▸ **Provided material**:
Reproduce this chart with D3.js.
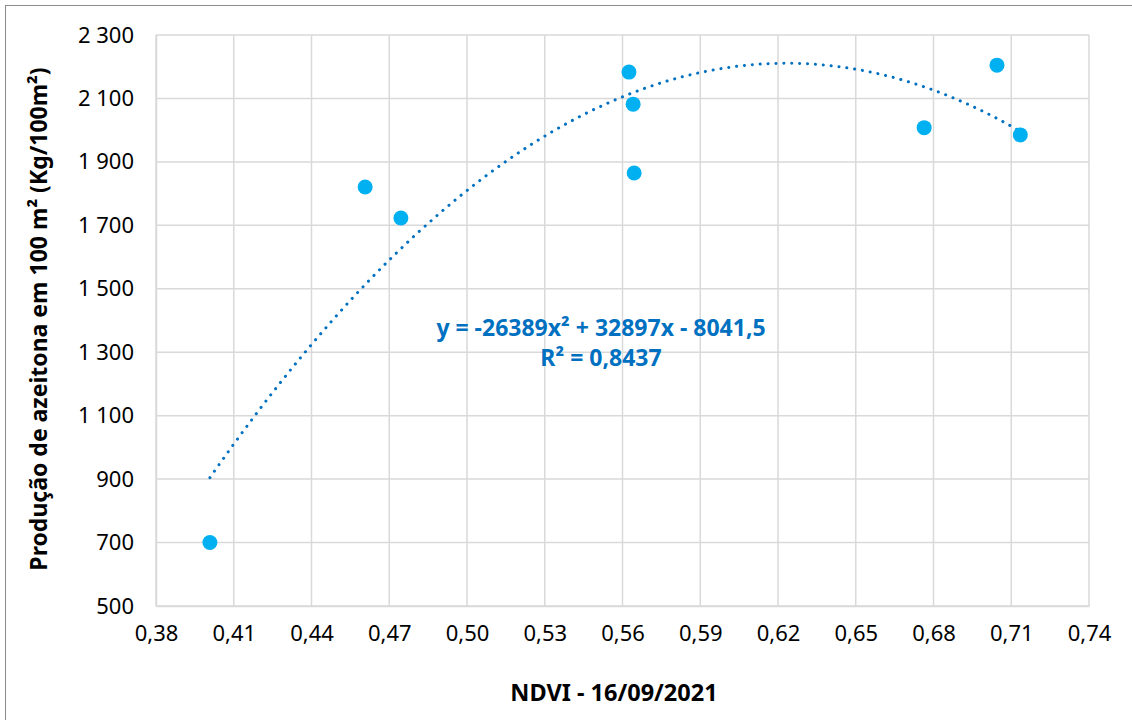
<!DOCTYPE html>
<html>
<head>
<meta charset="utf-8">
<title>NDVI vs produção</title>
<script src="https://cdn.jsdelivr.net/npm/d3@7"></script>
<style>
  body { margin: 0; background: #fff; }
  svg { font-family: "Noto Sans", "Open Sans", sans-serif; }
</style>
</head>
<body>
<div id="chart"></div>
<script>
// data
var ndvi = [0.4008, 0.4607, 0.4745, 0.5625, 0.5641, 0.5645, 0.6764, 0.7045, 0.7135];
var producao = [700, 1821, 1723, 2183, 2082, 1865, 2008, 2205, 1985];

// polynomial trend (order 2) as printed on the chart: a*x^2 + b*x + c
var trendCoef = [-26389, 32897, -8041.5];
var trendText = "y = -26389x² + 32897x - 8041,5";
var r2Text = "R² = 0,8437";

var xTicks = [0.38, 0.41, 0.44, 0.47, 0.50, 0.53, 0.56, 0.59, 0.62, 0.65, 0.68, 0.71, 0.74];
var yTicks = [500, 700, 900, 1100, 1300, 1500, 1700, 1900, 2100, 2300];

var xTitle = "NDVI - 16/09/2021";
var yTitle = "Produção de azeitona em 100 m² (Kg/100m²)";

var svgWidth = 1132;
var svgHeight = 720;
var margin = { top: 35, right: 43, bottom: 114, left: 156 };
var width = svgWidth - margin.left - margin.right;
var height = svgHeight - margin.top - margin.bottom;

var svg = d3.select("#chart")
    .append("svg")
    .attr("width", svgWidth)
    .attr("height", svgHeight);

// outer chart border
svg.append("rect")
    .attr("x", 5.5)
    .attr("y", 5.5)
    .attr("width", svgWidth + 20)
    .attr("height", svgHeight + 20)
    .attr("fill", "none")
    .attr("stroke", "#8c8c8c")
    .attr("stroke-width", 1);

var g = svg.append("g")
    .attr("transform", "translate(" + margin.left + "," + margin.top + ")");

var xScale = d3.scaleLinear().domain([0.38, 0.74]).range([0, width]);
var yScale = d3.scaleLinear().domain([500, 2300]).range([height, 0]);

var pt = d3.formatLocale({ decimal: ",", thousands: " ", grouping: [3], currency: ["", ""] });
var fmtX = pt.format(".2f");
var fmtY = pt.format(",d");

// grid
g.append("g")
    .selectAll("line")
    .data(xTicks)
    .join("line")
    .attr("x1", d => xScale(d))
    .attr("x2", d => xScale(d))
    .attr("y1", 0)
    .attr("y2", height)
    .attr("stroke", "#d9d9d9")
    .attr("stroke-width", 1.5);

g.append("g")
    .selectAll("line")
    .data(yTicks)
    .join("line")
    .attr("x1", 0)
    .attr("x2", width)
    .attr("y1", d => yScale(d))
    .attr("y2", d => yScale(d))
    .attr("stroke", "#d9d9d9")
    .attr("stroke-width", 1.5);

// axes (labels only, lines are the grid)
var xAxis = g.append("g")
    .attr("transform", "translate(0," + height + ")")
    .call(d3.axisBottom(xScale).tickValues(xTicks).tickFormat(fmtX).tickSize(0).tickPadding(19));
var yAxis = g.append("g")
    .call(d3.axisLeft(yScale).tickValues(yTicks).tickFormat(fmtY).tickSize(0).tickPadding(22));

[xAxis, yAxis].forEach(function (a) {
    a.attr("font-family", null).attr("font-size", 22);
    a.select(".domain").attr("stroke", "#d9d9d9").attr("stroke-width", 1.5);
    a.selectAll("text").attr("fill", "#000");
});

// trendline from the printed coefficients
var xs = d3.range(0, 201).map(i => d3.min(ndvi) + (d3.max(ndvi) - d3.min(ndvi)) * i / 200);
var trendLine = d3.line()
    .x(d => xScale(d))
    .y(d => yScale(trendCoef[0] * d * d + trendCoef[1] * d + trendCoef[2]));

g.append("path")
    .datum(xs)
    .attr("d", trendLine)
    .attr("fill", "none")
    .attr("stroke", "#0070c0")
    .attr("stroke-width", 3)
    .attr("stroke-linecap", "round")
    .attr("stroke-dasharray", "0.1 7.8");

// points
g.append("g")
    .selectAll("circle")
    .data(ndvi)
    .join("circle")
    .attr("cx", d => xScale(d))
    .attr("cy", (d, i) => yScale(producao[i]))
    .attr("r", 7.5)
    .attr("fill", "#00b0f0");

// equation label
var eq = g.append("text")
    .attr("text-anchor", "middle")
    .attr("font-size", 23)
    .attr("font-weight", "bold")
    .attr("fill", "#0070c0");
eq.append("tspan")
    .attr("x", 445)
    .attr("y", 301)
    .text(trendText);
eq.append("tspan")
    .attr("x", 445)
    .attr("y", 331)
    .text(r2Text);

// axis titles
svg.append("text")
    .attr("x", 614)
    .attr("y", 701)
    .attr("text-anchor", "middle")
    .attr("font-size", 23.5)
    .attr("font-weight", "bold")
    .text(xTitle);

svg.append("text")
    .attr("transform", "translate(47,319) rotate(-90)")
    .attr("text-anchor", "middle")
    .attr("font-size", 23)
    .attr("font-weight", "bold")
    .text(yTitle);
</script>
</body>
</html>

▸ **Exercise requirements**:
Repeat only the lines between the start of the data and the line with "var height = svgHeight", including those two lines, and skip the pictures.

▸ **In response**:
Reproduce this chart with D3.js.
<!DOCTYPE html>
<html>
<head>
<meta charset="utf-8">
<title>NDVI vs produção</title>
<script src="https://cdn.jsdelivr.net/npm/d3@7"></script>
<style>
  body { margin: 0; background: #fff; }
  svg { font-family: "Noto Sans", "Open Sans", sans-serif; }
</style>
</head>
<body>
<div id="chart"></div>
<script>
// data
var ndvi = [0.4008, 0.4607, 0.4745, 0.5625, 0.5641, 0.5645, 0.6764, 0.7045, 0.7135];
var producao = [700, 1821, 1723, 2183, 2082, 1865, 2008, 2205, 1985];

// polynomial trend (order 2) as printed on the chart: a*x^2 + b*x + c
var trendCoef = [-26389, 32897, -8041.5];
var trendText = "y = -26389x² + 32897x - 8041,5";
var r2Text = "R² = 0,8437";

var xTicks = [0.38, 0.41, 0.44, 0.47, 0.50, 0.53, 0.56, 0.59, 0.62, 0.65, 0.68, 0.71, 0.74];
var yTicks = [500, 700, 900, 1100, 1300, 1500, 1700, 1900, 2100, 2300];

var xTitle = "NDVI - 16/09/2021";
var yTitle = "Produção de azeitona em 100 m² (Kg/100m²)";

var svgWidth = 1132;
var svgHeight = 720;
var margin = { top: 35, right: 43, bottom: 114, left: 156 };
var width = svgWidth - margin.left - margin.right;
var height = svgHeight - margin.top - margin.bottom;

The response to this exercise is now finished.